Copy every line that holds "this".

## Exercise data
:::::
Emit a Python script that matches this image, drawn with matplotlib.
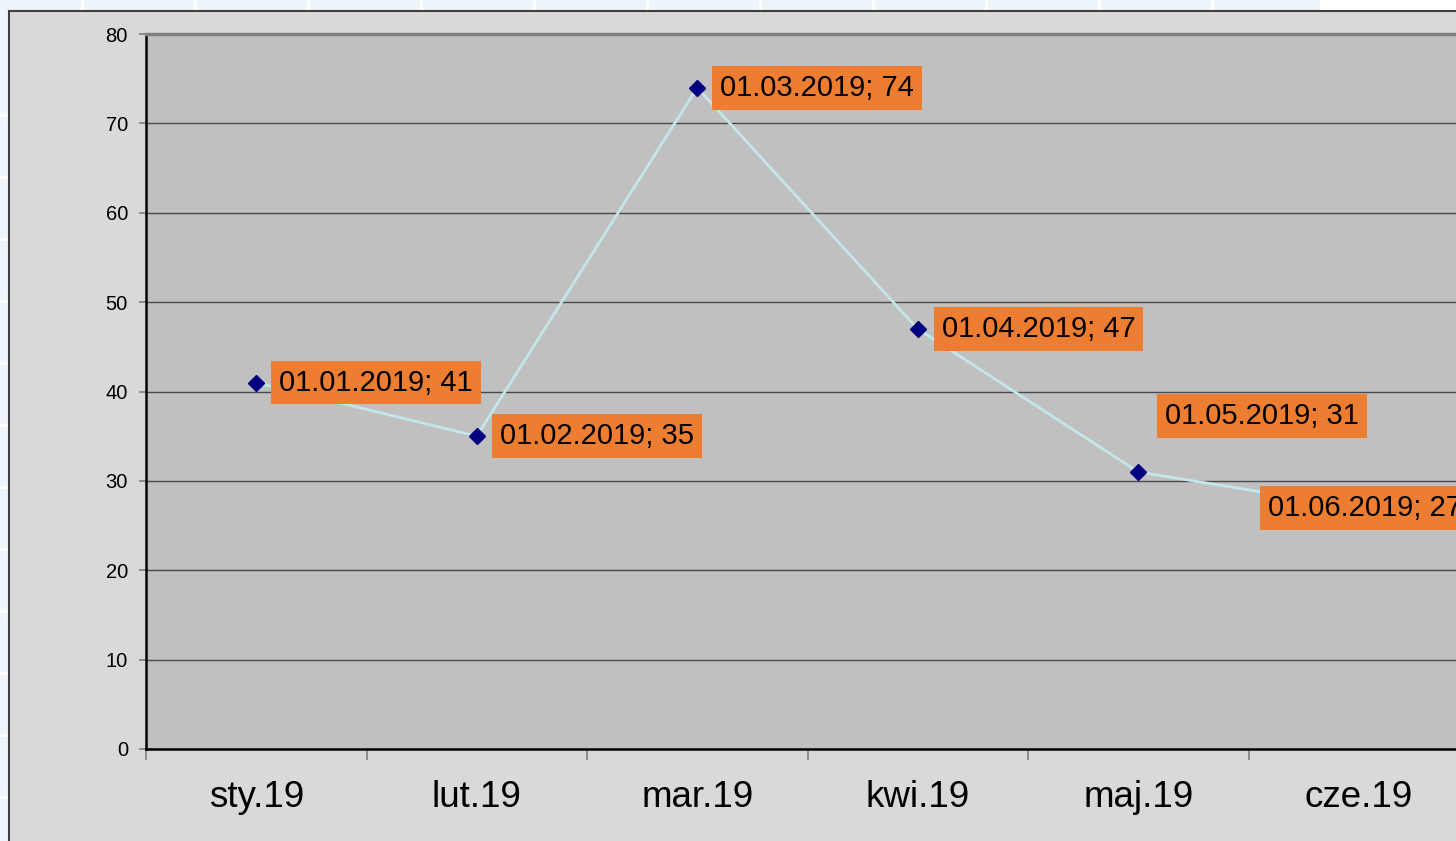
:::::
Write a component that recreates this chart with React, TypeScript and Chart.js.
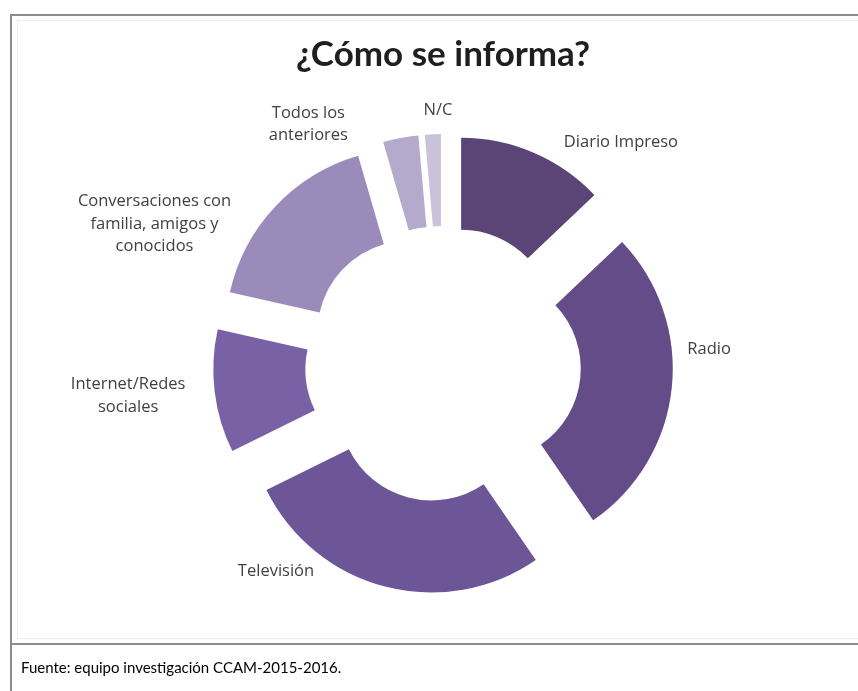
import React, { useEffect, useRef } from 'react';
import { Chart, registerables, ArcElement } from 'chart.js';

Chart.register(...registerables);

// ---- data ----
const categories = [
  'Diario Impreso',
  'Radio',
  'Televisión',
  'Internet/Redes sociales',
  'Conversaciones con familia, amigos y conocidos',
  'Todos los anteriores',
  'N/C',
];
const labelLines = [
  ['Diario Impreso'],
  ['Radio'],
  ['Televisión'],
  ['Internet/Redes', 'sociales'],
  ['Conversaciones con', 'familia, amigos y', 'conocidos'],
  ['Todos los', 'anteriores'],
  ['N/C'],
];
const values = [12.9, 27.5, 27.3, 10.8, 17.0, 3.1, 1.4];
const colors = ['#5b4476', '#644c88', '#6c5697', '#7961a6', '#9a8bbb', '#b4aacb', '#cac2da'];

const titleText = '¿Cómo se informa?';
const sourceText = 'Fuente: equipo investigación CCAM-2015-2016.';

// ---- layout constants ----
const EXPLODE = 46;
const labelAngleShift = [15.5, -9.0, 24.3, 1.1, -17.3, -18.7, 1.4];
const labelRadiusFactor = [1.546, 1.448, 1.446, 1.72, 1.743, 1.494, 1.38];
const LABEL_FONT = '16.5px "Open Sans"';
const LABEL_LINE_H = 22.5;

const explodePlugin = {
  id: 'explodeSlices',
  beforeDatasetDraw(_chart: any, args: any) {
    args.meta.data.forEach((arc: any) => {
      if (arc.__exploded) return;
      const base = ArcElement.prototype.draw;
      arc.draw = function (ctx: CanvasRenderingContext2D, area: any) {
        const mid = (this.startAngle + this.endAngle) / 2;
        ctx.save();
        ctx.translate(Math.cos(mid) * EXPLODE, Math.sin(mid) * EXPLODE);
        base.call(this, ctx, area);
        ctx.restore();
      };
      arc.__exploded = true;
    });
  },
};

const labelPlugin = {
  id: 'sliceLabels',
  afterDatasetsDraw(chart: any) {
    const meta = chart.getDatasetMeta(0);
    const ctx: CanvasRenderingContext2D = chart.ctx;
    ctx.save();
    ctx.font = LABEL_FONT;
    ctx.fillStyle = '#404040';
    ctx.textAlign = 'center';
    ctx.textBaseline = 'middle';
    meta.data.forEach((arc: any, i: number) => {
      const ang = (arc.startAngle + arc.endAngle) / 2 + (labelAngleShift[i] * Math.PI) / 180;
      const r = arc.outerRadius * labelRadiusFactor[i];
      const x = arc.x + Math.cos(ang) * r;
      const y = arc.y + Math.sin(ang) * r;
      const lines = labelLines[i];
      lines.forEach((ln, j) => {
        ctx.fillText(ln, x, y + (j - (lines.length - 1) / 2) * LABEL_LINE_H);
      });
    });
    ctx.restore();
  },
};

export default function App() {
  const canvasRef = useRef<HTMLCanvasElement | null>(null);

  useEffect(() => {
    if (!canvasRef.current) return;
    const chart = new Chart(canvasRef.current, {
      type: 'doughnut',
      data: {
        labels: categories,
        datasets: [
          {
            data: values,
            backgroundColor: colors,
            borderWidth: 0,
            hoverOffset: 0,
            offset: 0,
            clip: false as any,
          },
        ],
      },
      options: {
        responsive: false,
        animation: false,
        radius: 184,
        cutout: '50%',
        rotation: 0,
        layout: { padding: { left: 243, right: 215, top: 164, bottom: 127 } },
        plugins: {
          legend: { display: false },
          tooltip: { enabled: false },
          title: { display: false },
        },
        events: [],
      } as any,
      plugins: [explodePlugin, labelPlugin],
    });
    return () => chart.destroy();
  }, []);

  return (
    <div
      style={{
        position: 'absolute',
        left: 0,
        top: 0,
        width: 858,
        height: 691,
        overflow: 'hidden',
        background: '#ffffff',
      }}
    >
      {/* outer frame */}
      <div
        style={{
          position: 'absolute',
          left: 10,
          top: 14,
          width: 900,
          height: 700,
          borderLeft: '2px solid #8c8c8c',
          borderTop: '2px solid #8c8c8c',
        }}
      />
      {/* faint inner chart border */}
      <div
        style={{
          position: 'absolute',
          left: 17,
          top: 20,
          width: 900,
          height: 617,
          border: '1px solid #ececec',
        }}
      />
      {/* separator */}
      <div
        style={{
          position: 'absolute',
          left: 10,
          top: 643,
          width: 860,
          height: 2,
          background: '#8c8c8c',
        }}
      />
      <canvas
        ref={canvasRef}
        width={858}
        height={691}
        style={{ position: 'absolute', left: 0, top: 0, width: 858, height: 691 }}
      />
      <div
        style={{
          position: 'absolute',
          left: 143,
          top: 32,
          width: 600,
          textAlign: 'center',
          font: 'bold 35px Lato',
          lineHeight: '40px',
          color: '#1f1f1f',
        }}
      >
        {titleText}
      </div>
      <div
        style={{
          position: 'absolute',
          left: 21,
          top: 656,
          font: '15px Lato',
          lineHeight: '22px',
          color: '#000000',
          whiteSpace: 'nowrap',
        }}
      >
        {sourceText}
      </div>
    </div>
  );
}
:::::
## Written solution
Emit a Python script that matches this image, drawn with matplotlib.
Write a component that recreates this chart with React, TypeScript and Chart.js.
        const mid = (this.startAngle + this.endAngle) / 2;
        base.call(this, ctx, area);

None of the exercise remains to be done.